Speaking to the council, Ceremonial director Dudley Byerley reported that the rodeo began with 4,000 attendees in 2015, and grew to 7,500 in 2016 and 12,000 in 2017.

“Our marketing plan is working. Ninety percent of our sponsorship is local. We have a $600,000 budget. I need to support the people who support us,” Byerley said.

He added that changes, like extending the Ceremonial from three days to 10 days, are paying off, especially considering most of the manpower is from volunteers.

“A good lesson for us is the Gathering of Nations, there’s no rodeo,” Landavazo said, comparing the Ceremonial to the popular tribal meet-up and celebration held in Albuquerque.

Byerley disagreed with Landavazo’s suggestion.

“Fifty-nine percent of our gate was due to that rodeo,” Byerley said. “There was no loss. Would you like to take my place?”

He encouraged the councilor to step down and volunteer to operate the Ceremonial and see the issues firsthand.

“Do what you want to do,” Byerely said, adding that this would be his last year as head of the Ceremonial. “I’m not that guy anymore.”

The debate continued before Palochak motioned to approve, which was seconded by Councilor Linda Garcia. The council passed 4-0-1, with Councilor Yogash Kumar abstaining.

The other programs did not get the opportunity to report before the council on their lodgers’ tax funding and marketing efforts.


According to the “96th Gallup Inter-Tribal Indian Ceremonial Economic Impact Analysis & Marketing Report,” 12,005 unique visitors attended the event in 2017, which was a 39.4 percent increase over 2016’s 8,609 visitors.

“The Ceremonial has no money,” Byerley said. “We get lodgers’ tax, which is $50,000. But that usually comes until the week of Ceremonial, portions of it. We have to pay for everything up front.”

He said the limited amount of state funding comes in until October or November.

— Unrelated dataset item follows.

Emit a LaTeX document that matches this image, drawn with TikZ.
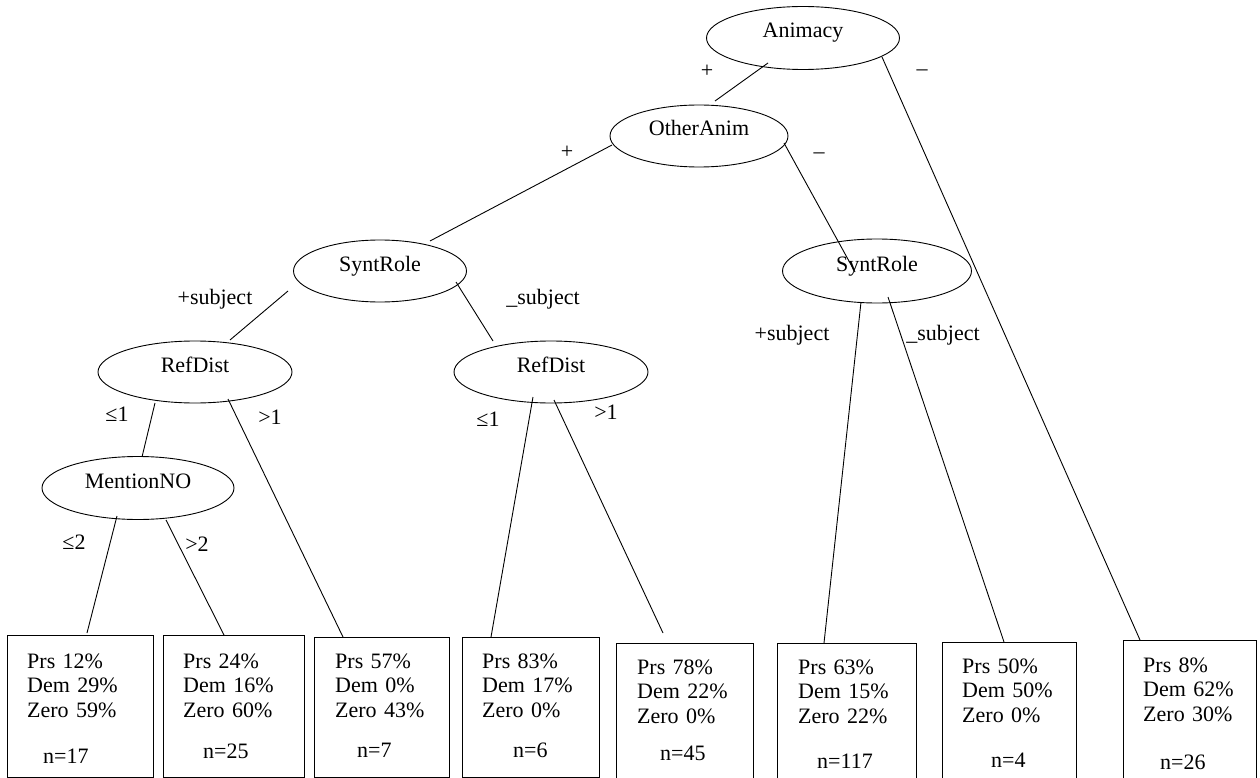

The City Council wants the Ceremonial marketed outside of the area but Byerley said it’s local people that make up the bulk of attendance, whether to the rodeo or the nightly dances.

“In order to make the Ceremonial solvent, I have to put local butts into the seats,” he said. “I have to make our people 150-miles around Gallup happy first because I know they will come and pay the entrance fee. They (the councilors) don’t like that idea.”

The city’s decision to set up two tents downtown for artists, paid for by the lodgers’ tax, is adding insult to injury, Byerley added.

The tents created a direct competition to the Ceremonial operation, which also markets juried competition in various art forms.

“The city, in (its) infinite wisdom, decided to put those tents up. So we take in less money,” Byerley said.

Lazarz said the original intent of lodgers’ tax was to create economic opportunity.

“Tourism is an economic driver,” she said. “It’s one of the largest industries in the state.”

Advertising locally equates to recycling our income, she said, instead of bringing people into the area to grow the economy.

Lazarz has lived in Gallup for about three years and spent the last year-and-a-half implementing changes to the city’s marketing efforts, which she said were mandates from the City Council when her job position was created.

“We are having some growing pains,” she said.

Rethinking how the city advertises locally will help grow the economy through tourism, including Gallup’s premiere event, the Ceremonial.

“Instead of 10 newspaper ads, maybe (do) three…something like that. We’re not saying don’t spend the money here,” Lazarz said.

After 97 years in existence, the Ceremonial should be spending about 20-40 percent over their overall budget on marketing, she added. The event budget is $600,000.

“They’re saying the rodeo is making the money, but they had a free gate on Sunday—there are things like that,” Lazarz said. “The numbers are not all adding up and the budget is not making sense to the City Council.”